CRC intends to add value to expand internal rate of return
“Our expansion into the Chicago suburbs was opportunity-driven, given the portfolio’s irreplaceable assets and strategic positioning,” stated JM Schapiro, CEO of Continental Realty Corporation.
“Our decision to enter the suburban Chicago market with a portfolio of this size will enable us to immediately leverage economies of scale. We intend to target the restaurant, soft goods, entertainment, and medical categories to fill existing vacancies with users that bring long-term value and enhanced energy to the center and the surrounding communities. We believe there is demand for retail space in each of these respective submarkets and, utilizing our strong broker and tenant relationships, we intend to significantly enhance the tenant mix across the portfolio.”
“We were glad to help CRC through this process as we believe the portfolio is a unique opportunity to purchase a sizable footprint in excellent Chicago-area geographies that contains various paths and optionality to unlock additional value,” stated Aaron Tucker, President & CIO of Tucker Development. “The portfolio has an exciting combination of high-quality long-term tenancy and opportunistic vacancy.”
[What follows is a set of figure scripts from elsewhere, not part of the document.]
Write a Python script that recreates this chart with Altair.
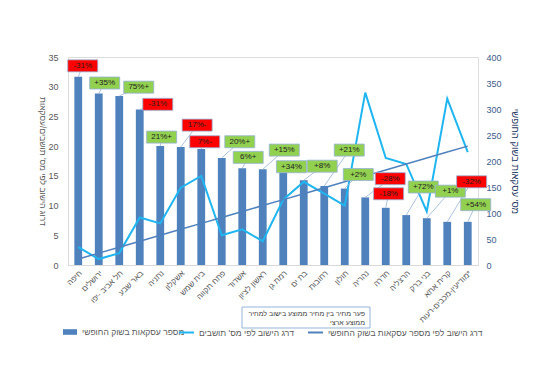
import altair as alt
import pandas as pd

# ---------------- data ----------------
cities = ["חיפה", "ירושלים", "תל אביב -יפו", "באר שבע", "נתניה", "אשקלון", "בית שמש",
          "פתח תקווה", "אשדוד", "ראשון לציון", "רמת גן", "בת ים", "רחובות", "חולון",
          "נהריה", "חדרה", "הרצליה", "בני ברק", "קרית אתא", "מודיעין-מכבים-רעות*"]
transactions = [362, 330, 325, 299, 229, 227, 223, 206, 186, 184,
                178, 163, 152, 147, 130, 110, 96, 90, 83, 83]
rank_residents = [3, 1, 2, 8, 7, 13, 15, 5, 6, 4, 11, 14, 12, 10, 29, 18, 17, 9, 28, 19]
rank_transactions = [1, 2, 3, 4, 5, 6, 7, 8, 9, 10, 11, 12, 13, 14, 15, 16, 17, 18, 19, 20]
price_gap = ["-31%", "+35%", "75%+", "-31%", "21%+", "17%-", "7%-", "20%+", "6%+", "+15%",
             "+34%", "+8%", "+21%", "+2%", "-28%", "-18%", "+72%", "+1%", "-32%", "+54%"]

# layout of the data-label boxes (bar-index units / right-axis units)
label_x = [0.72, 1.79, 3.45, 4.38, 4.57, 6.30, 6.67, 8.38, 8.79, 10.55,
           10.9, 12.4, 13.72, 14.16, 15.72, 15.64, 17.33, 18.65, 19.69, 19.89]
label_y = [383, 350, 342, 309, 246, 269, 237, 237, 207, 221,
           189, 190, 221, 174, 166, 137, 150, 142, 160, 116]

S_BARS = "מספר עסקאות בשוק החופשי"
S_RES = "דרג הישוב לפי מס' תושבים"
S_TRX = "דרג הישוב לפי מספר עסקאות בשוק החופשי"
LEFT_TITLE = "דרוג הישוב לפי מס' תושבים/עסקאות"
RIGHT_TITLE = "מס' עסקאות בשוק החופשי"
NOTE = ["פער מחיר בין מחיר ממוצע בישוב למחיר", "ממוצע ארצי"]

FONT = "Liberation Sans"
N = len(cities)

bars_df = pd.DataFrame({"city": cities, "transactions": transactions, "series": S_BARS})
lines_df = pd.concat([
    pd.DataFrame({"city": cities, "rank": rank_residents, "series": S_RES}),
    pd.DataFrame({"city": cities, "rank": rank_transactions, "series": S_TRX}),
])
labels_df = pd.DataFrame({
    "ci": [i + 0.5 for i in range(N)],
    "transactions": transactions,
    "gap": price_gap,
    "lx": label_x,
    "ly": label_y,
    "sign": ["neg" if "-" in g else "pos" for g in price_gap],
})

x_band = alt.X("city:N", sort=cities,
               scale=alt.Scale(paddingInner=0.62, paddingOuter=0.31),
               axis=alt.Axis(title=None, labelAngle=-45, labelFontSize=8, labelColor="#595959",
                             labelFont=FONT, domainColor="#D9D9D9", ticks=False, labelPadding=4,
                             labelLimit=200, labelAlign="right", labelBaseline="top"))

bars = alt.Chart(bars_df).mark_bar(color="#4F81BD").encode(
    x=x_band,
    y=alt.Y("transactions:Q", scale=alt.Scale(domain=[0, 400], nice=False),
            axis=alt.Axis(orient="right", values=list(range(0, 401, 50)), title=RIGHT_TITLE,
                          labelColor="#3E5C8A", labelFontSize=9, labelFont=FONT, labelPadding=8,
                          titleColor="#1F3864", titleFontSize=9.5, titleFont=FONT,
                          titleFontWeight="normal", titlePadding=8, domain=False, ticks=False,
                          grid=False)),
    color=alt.Color("series:N", scale=alt.Scale(domain=[S_BARS], range=["#4F81BD"]),
                    legend=alt.Legend(title=None, orient="none", legendX=-6, legendY=267,
                                      symbolType="M-1,-0.4H1V0.4H-1Z", symbolSize=196,
                                      labelFont=FONT, labelFontSize=8.5, labelColor="#595959",
                                      labelLimit=300)),
)

lines = alt.Chart(lines_df).mark_line().encode(
    x=x_band,
    y=alt.Y("rank:Q", scale=alt.Scale(domain=[0, 35], nice=False),
            axis=alt.Axis(orient="left", values=list(range(0, 36, 5)), title=LEFT_TITLE,
                          titleAngle=90, labelColor="#595959", labelFontSize=9, labelFont=FONT,
                          labelPadding=10, titleColor="#595959", titleFontSize=8.5,
                          titleFont=FONT, titleFontWeight="normal", titlePadding=10,
                          domain=False, ticks=False, grid=False)),
    color=alt.Color("series:N", scale=alt.Scale(domain=[S_RES, S_TRX],
                                                range=["#1FB5F0", "#4F81BD"]),
                    legend=alt.Legend(title=None, orient="none", direction="horizontal",
                                      legendX=110, legendY=267, symbolType="stroke",
                                      symbolSize=225, symbolStrokeWidth=2, columnPadding=10,
                                      labelFont=FONT, labelFontSize=8.5, labelColor="#595959",
                                      labelLimit=300)),
    strokeWidth=alt.StrokeWidth("series:N", scale=alt.Scale(domain=[S_RES, S_TRX],
                                                             range=[2, 1.5]), legend=None),
)

base = alt.layer(bars, lines).resolve_scale(y="independent", color="independent")

lx = alt.X("lx:Q", scale=alt.Scale(domain=[0, N], nice=False, zero=False), axis=None)
ly = alt.Y("ly:Q", scale=alt.Scale(domain=[0, 400], nice=False), axis=None)

leaders = alt.Chart(labels_df).mark_rule(color="#95B3D7", strokeWidth=0.8).encode(
    x=alt.X("ci:Q", scale=alt.Scale(domain=[0, N], nice=False, zero=False), axis=None),
    y=alt.Y("transactions:Q", scale=alt.Scale(domain=[0, 400], nice=False), axis=None),
    x2="lx:Q", y2="ly:Q",
)
boxes = alt.Chart(labels_df).mark_point(
    shape="M-1.25,-0.5H1.25V0.5H-1.25Z", filled=True, size=576, opacity=1,
    stroke="#95B3D7", strokeWidth=0.8,
).encode(
    x=lx, y=ly,
    fill=alt.Fill("sign:N", scale=alt.Scale(domain=["neg", "pos"], range=["#FF0000", "#92D050"]),
                  legend=None),
)
texts = alt.Chart(labels_df).mark_text(font=FONT, fontSize=8, color="#222222").encode(
    x=lx, y=ly, text="gap:N",
)

note_df = pd.DataFrame({"k": [0]})
note_box = alt.Chart(note_df).mark_rect(fill="white", stroke="#95B3D7", strokeWidth=1).encode(
    x=alt.value(174), x2=alt.value(302), y=alt.value(250), y2=alt.value(271),
)
note_text = alt.Chart(note_df).mark_text(
    text=NOTE, font=FONT, fontSize=7, color="#404040", align="right", baseline="top",
    lineHeight=9,
).encode(x=alt.value(297), y=alt.value(253))

labels = alt.layer(leaders, boxes, texts, note_box, note_text)

chart = alt.layer(base, labels).resolve_scale(
    x="independent", y="independent", color="independent", fill="independent"
).properties(
    width=410, height=208,
    autosize=alt.AutoSizeParams(type="none"),
    padding={"left": 60, "top": 49, "right": 68, "bottom": 94},
).configure_view(stroke=None).configure(font=FONT)

chart.save("out.html", embed_options={"renderer": "svg", "actions": False})
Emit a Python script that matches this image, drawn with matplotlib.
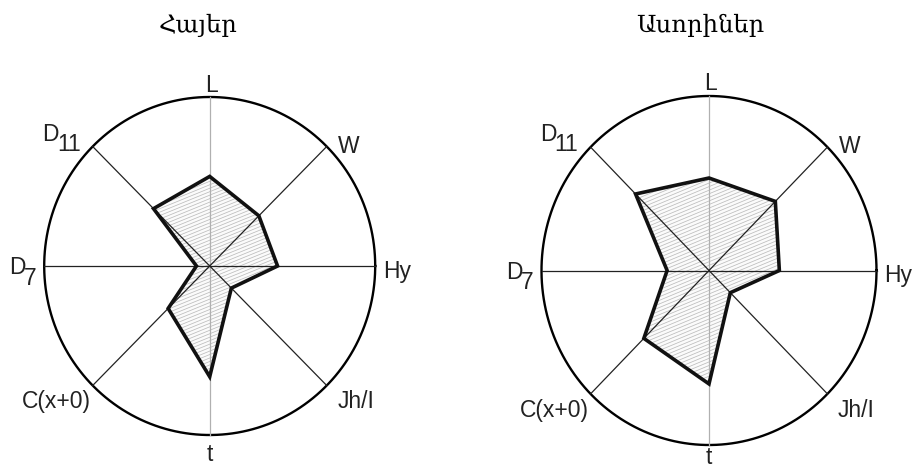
import numpy as np
import matplotlib
matplotlib.use("Agg")
import matplotlib.pyplot as plt
from matplotlib.patches import Polygon
from matplotlib.collections import LineCollection

# axis names, clockwise from the top
axis_labels = ["L", "W", "Hy", "Jh/I", "t", "C(x+0)", "D", "D"]
subscripts = ["", "", "", "", "", "", "7", "11"]

titles = ["Հայեր", "Ասորիներ"]

# relative values along each axis (1.0 = outer circle)
armenians = [0.53, 0.42, 0.41, 0.185, 0.655, 0.355, 0.08, 0.48]
assyrians = [0.53, 0.56, 0.42, 0.18, 0.65, 0.55, 0.25, 0.62]

W_PX, H_PX = 913, 472

# label placement in units of the circle radius
label_pos = [
    (0.01, 1.07, "center"),
    (0.775, 0.71, "left"),
    (1.045, -0.03, "left"),
    (0.77, -0.80, "left"),
    (0.0, -1.0, "center"),
    (-0.72, -0.80, "right"),
    (-1.11, -0.01, "right"),
    (-0.91, 0.78, "right"),
]


def add_hatch(ax, patch, spacing=0.0205, slope=0.40):
    # shallow diagonal hatch clipped to the polygon
    offsets = np.arange(-2.0, 2.0, spacing)
    x = np.array([-1.2, 1.2])
    segs = [np.column_stack([x, slope * x + b]) for b in offsets]
    lc = LineCollection(segs, colors="#bcbcbc", linewidths=0.55, zorder=2)
    ax.add_collection(lc)
    lc.set_clip_path(patch)


def draw_chart(ax, values, title, title_x, t_gap):
    angles = np.deg2rad(90 - 45 * np.arange(len(values)))
    vals = np.array(values)

    t = np.linspace(0, 2 * np.pi, 400)
    ax.plot(np.cos(t), np.sin(t), color="black", lw=1.7, zorder=3)

    # spokes: vertical one light grey, the others black
    for a in angles[:4]:
        col = "#b0b0b0" if np.isclose(np.cos(a), 0) else "#222222"
        ax.plot([np.cos(a), -np.cos(a)], [np.sin(a), -np.sin(a)],
                color=col, lw=0.9, zorder=4)

    pts = np.column_stack([vals * np.cos(angles), vals * np.sin(angles)])
    fill = Polygon(pts, closed=True, facecolor="#fbfbfb", edgecolor="none", zorder=1)
    ax.add_patch(fill)
    add_hatch(ax, fill)
    outline = Polygon(pts, closed=True, facecolor="none", edgecolor="#111111",
                      lw=2.6, joinstyle="miter", zorder=5)
    ax.add_patch(outline)

    for (x, y, ha), lab, sub in zip(label_pos, axis_labels, subscripts):
        if lab == "t":
            # bottom label hangs just below the circle
            ax.annotate(lab, (x, y), xytext=(0, -t_gap), textcoords="offset points",
                        ha="center", va="top", fontsize=16.5,
                        family="Liberation Sans", color="#222222")
            continue
        ax.text(x, y, lab, ha=ha, va="center", fontsize=16.5,
                family="Liberation Sans", color="#222222")
        if sub:
            ax.annotate(sub, (x, y), xytext=(-1.5, -7.5), textcoords="offset points",
                        ha="left", va="center", fontsize=16.5,
                        family="Liberation Sans", color="#222222")

    ax.set_xlim(-1.25, 1.25)
    ax.set_ylim(-1.25, 1.25)
    ax.axis("off")

    fig.text(title_x, 1 - 25 / H_PX, title, ha="center", va="center",
             fontsize=17.5, family="DejaVu Serif")


fig = plt.figure(figsize=(W_PX / 100, H_PX / 100), dpi=100)

# circle centre and radii in pixels for each panel
panels = [(209.7, 266.0, 165.5, 169.0), (709.0, 270.5, 167.5, 174.5)]
title_xs = [198 / W_PX, 700 / W_PX]
t_gaps = [6, 0.5]

for (cx, cy, rx, ry), vals, title, tx, tg in zip(panels, [armenians, assyrians],
                                                  titles, title_xs, t_gaps):
    left = (cx - 1.25 * rx) / W_PX
    bottom = (H_PX - (cy + 1.25 * ry)) / H_PX
    ax = fig.add_axes([left, bottom, 2.5 * rx / W_PX, 2.5 * ry / H_PX])
    draw_chart(ax, vals, title, tx, tg)

fig.savefig("out.png", dpi=100)
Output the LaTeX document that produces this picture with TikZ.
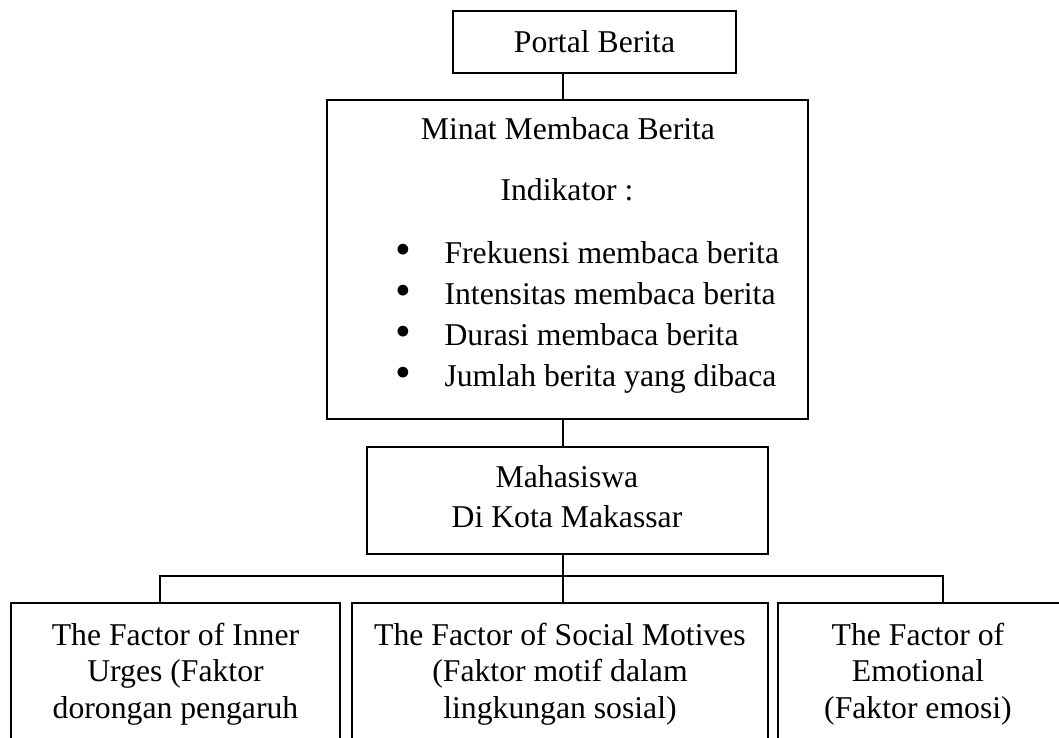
\documentclass[tikz,border=0pt]{standalone}
\usepackage{fontspec}
\setmainfont{Liberation Serif}
\usetikzlibrary{positioning,calc}

\newdimen\pxu
\pxu=0.3785pt

\begin{document}
\begin{tikzpicture}[
  x=0.3785pt, y=-0.3785pt,
  box/.style={draw, line width=0.7pt, inner sep=0pt},
  txt/.style={anchor=base, align=center, inner sep=0pt, font=\fontsize{12}{13.8}\selectfont},
  link/.style={line width=0.45pt}
]
  \clip (0,0) rectangle (1059,737);

  % Boxes
  \node[box, minimum width=283*\pxu, minimum height=62*\pxu] (portal) at (594.5,42) {};
  \node[box, minimum width=481*\pxu, minimum height=319*\pxu] (minat) at (567.5,259.5) {};
  \node[box, minimum width=401*\pxu, minimum height=107*\pxu] (mhs) at (567.5,500.5) {};
  \node[box, minimum width=329*\pxu, minimum height=197*\pxu] (fInner) at (175.5,701.5) {};
  \node[box, minimum width=416*\pxu, minimum height=197*\pxu] (fSocial) at (560,701.5) {};
  \node[box, minimum width=284*\pxu, minimum height=197*\pxu] (fEmo) at (920,701.5) {};

  % Texts (multi-line nodes sit on their last baseline)
  \node[txt] (portalT) at (594.5,52) {Portal Berita};
  \node[txt] (minatT) at (568,139) {Minat Membaca Berita};
  \node[txt] (indT) at (567,200) {Indikator :};
  \foreach \y/\item [count=\i] in {263/Frekuensi membaca berita, 304/Intensitas membaca berita,
      345/Durasi membaca berita, 386/Jumlah berita yang dibaca} {
    \node[txt, anchor=center, font=\fontsize{17}{17}\selectfont] (dot\i) at (403,\y-9) {\textbullet};
    \node[txt, anchor=base west] (ind\i) at (444,\y) {\item};
  }
  \node[txt, font=\fontsize{12}{14.8}\selectfont] (mhsT) at (567,527) {Mahasiswa\\Di Kota Makassar};
  \node[txt] (fInnerT) at (175.5,718) {The Factor of Inner\\Urges (Faktor\\dorongan pengaruh};
  \node[txt] (fSocialT) at (560,718) {The Factor of Social Motives\\(Faktor motif dalam\\lingkungan sosial)};
  \node[txt] (fEmoT) at (918,718) {The Factor of\\Emotional\\(Faktor emosi)};

  % Connectors
  \coordinate (bus) at (563,576);
  \coordinate (busL) at (160,576);
  \coordinate (busR) at (943,576);
  \draw[link] (portal.south -| bus) -- (minat.north -| bus);
  \draw[link] (minat.south -| bus) -- (mhs.north -| bus);
  \draw[link] (mhs.south -| bus) -- (bus) -- (fSocial.north -| bus);
  \draw[link] (fInner.north -| busL) -- (busL) -- (busR) -- (fEmo.north -| busR);

\end{tikzpicture}
\end{document}
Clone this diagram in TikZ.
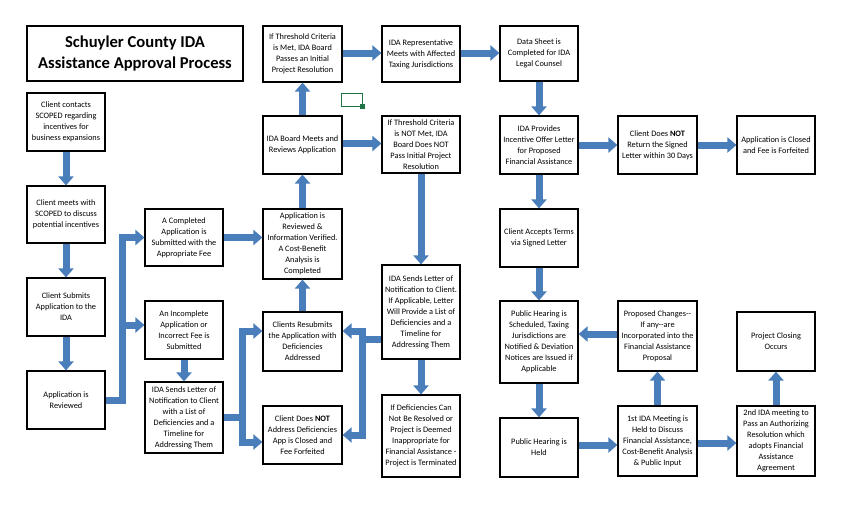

Headquartered in Baltimore, Maryland and founded in 1960, CRC is a full-service commercial real estate and investment company focused on acquiring and operating retail and multifamily properties. The privately held firm owns and manages a diversified portfolio of retail centers consisting of more than seven million square feet of commercial space and approximately 9,000 apartment homes across 11 states, with a portfolio value exceeding $3.3 billion. For additional information, visit www.crcrealty.com.
Headquartered in Chicago, Illinois and founded in 1996, Tucker Development is a full service commercial real estate developer, management company and investor. The family-owned firm owns, develops and manages mixed-use and retail assets. The firm has been involved with over six million square feet of transactions and over $1 billion in total deal capitalizations.